Observations from an adventurous and aging type 1 diabetic woman in transition. Join me on the journey.
Wednesday, October 5, 2011
The thought hit me on the upside of the head while I was wiping the dust off the dashboard. I was preparing to end this stage of my life. Perhaps in the way that Tim and Ben anointed Chena in lemon oil after she’d passed. Yesterday, on a beautiful clear fall day, I hiked up as fast as I could through the newly fallen snow at Arctic Valley. Saying good bye to the wild places that sustain all of us odd, frozen characters.
Part of the need for the hard walk uphill was to clear the head out. There’s so much swirling around
A whole hearted enthusiastic thump on the shoulder for a job well done, a profound and spiritual resolution for the journey ahead, a wisp of regret, the stunning shock of the lingering beauty of this long autumn, basking in the wonder about synchronicity, gratitude for having plenty of bridges that have not been burned. For all the sadness involved in leaving behind, there is also tremendous gratitude for the strength and gifts I’ve received from the people and places in Alaska.

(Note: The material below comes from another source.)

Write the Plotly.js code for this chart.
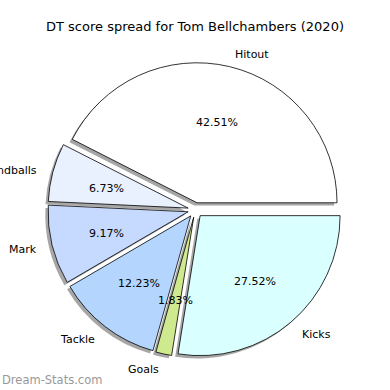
<!DOCTYPE html>
<html>
<head>
<meta charset="utf-8">
<script src="https://cdn.plot.ly/plotly-3.0.1.min.js"></script>
<style>html,body{margin:0;padding:0;background:#fff}#chart{width:390px;height:390px}</style>
</head>
<body>
<div id="chart"></div>
<script>
const categories = ["Hitout", "Handballs", "Mark", "Tackle", "Goals", "Kicks"];
const shares = [42.51, 6.73, 9.17, 12.23, 1.83, 27.52];
const sliceColors = ["#ffffff", "#e9f0fe", "#c6d9fe", "#b3d5fe", "#cfe98f", "#d9ffff"];
const chartTitle = "DT score spread for Tom Bellchambers (2020)";
const watermark = "Dream-Stats.com";

const W = 390, H = 390;
const cx = 195.3, cy = 210, R = 140, pullFrac = 0.053;
const font = "DejaVu Sans, sans-serif";
const total = shares.reduce((a, b) => a + b, 0);

function dom(cxp, cyp, r, pull) {
  const half = r * (1 + pull);
  return {
    x: [(cxp - half) / W, (cxp + half) / W],
    y: [1 - (cyp + half) / H, 1 - (cyp - half) / H]
  };
}
const pulls = categories.map(() => pullFrac);
// first slice starts at 3 o'clock and runs counterclockwise (matplotlib startangle 0)
const rot = 90 - shares[0] / total * 360;
const common = {
  type: "pie", values: shares, labels: categories, sort: false,
  direction: "counterclockwise", rotation: rot, pull: pulls,
  hoverinfo: "skip", showlegend: false, textinfo: "none"
};
const shadow = Object.assign({}, common, {
  domain: dom(cx - 2.8, cy + 2.8, R, pullFrac),
  marker: {colors: categories.map(() => "rgba(77,77,77,0.5)"), line: {width: 0}}
});
const main = Object.assign({}, common, {
  domain: dom(cx, cy, R, pullFrac),
  marker: {colors: sliceColors, line: {color: "#000", width: 0.8}}
});

// label and percentage text, placed like matplotlib's pie (labeldistance 1.1, pctdistance 0.6)
const annotations = [];
let acc = 0;
shares.forEach((v, i) => {
  const th = (acc + v / 2) / total * 2 * Math.PI;
  acc += v;
  const c = Math.cos(th), s = Math.sin(th);
  const off = pullFrac * R;
  const lx = cx + (off + 1.1 * R) * c, ly = cy - (off + 1.1 * R) * s;
  annotations.push({text: categories[i], xref: "paper", yref: "paper",
    x: lx / W, y: 1 - ly / H, xanchor: c > 0 ? "left" : "right", yanchor: "middle",
    yshift: -1.5, showarrow: false, font: {family: font, size: 11, color: "#000"}});
  const px = cx + (off + 0.6 * R) * c, py = cy - (off + 0.6 * R) * s;
  annotations.push({text: v.toFixed(2) + "%", xref: "paper", yref: "paper",
    x: px / W, y: 1 - py / H, xanchor: "center", yanchor: "middle",
    yshift: -1.5, showarrow: false, font: {family: font, size: 11, color: "#000"}});
});
annotations.push({text: watermark, xref: "paper", yref: "paper", x: 0, y: 1 - 380 / H,
  xanchor: "left", yanchor: "middle", showarrow: false,
  font: {family: font, size: 11.5, color: "#999"}});

const layout = {
  width: W, height: H, margin: {l: 0, r: 0, t: 0, b: 0},
  paper_bgcolor: "#fff", plot_bgcolor: "#fff",
  title: {text: chartTitle, x: 0.5, xanchor: "center", y: 1 - 26 / H, yanchor: "middle",
          font: {family: font, size: 13, color: "#000"}},
  annotations: annotations
};
Plotly.newPlot("chart", [shadow, main], layout, {staticPlot: true});
</script>
</body>
</html>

I will never forgot the Kenai caribou on the top of knuckle mountain that told me I would venture to the Arctic. The steady gaze of the wolf reminded me that it is always better to bear witness without any devices. The floating eagle feather I found in Katchemak bay (likeingly never touched the earth) on the first summer I committed to stay the winter here. The reminder from the startled sea lions that came while kayaking in encroaching darkness that it is always better to leave early. The path of the bear in the Wrangell Mountains that showed me the way on this journey of creative living.
I know I can always return to this wild space and tremendous network of colleagues and friends, lovers and crush recipients, and people I have pissed off over the years. There have been a myriad of jobs under my belt, traverses across all physical and emotional landscapes, and a heart and spirit that is both fulfilled and yearning at the same time. Alaska, I will miss everything except the deep stupor and the urban warrior trucks with the halogen headlights in my rear view mirror in the cold dark time.
As I leave now, I’m moving into the liminal state, the adjectival adaptation of the Latin word for threshold. The hyperbaric chamber of my family in Maine awaits, the transition zone where I will begin the process of settling into my middle aged vagabond self. The beauty of this next step is the fact that I don’t have a predetermined outcome. I am trying not to make pronouncements about when, why or if I will return. I am leaving, with the wistful nostalgia, upwelling emotions and armed with Alaskan spirits—human, animal, vegetable and mineral—who have shown me that simultaneously being prepared and spontaneous are wonderful adaptation mechanisms. Friends, please know that your wishes, dreams, protections, and tidings are packed along. Fare thee well, my beloved land.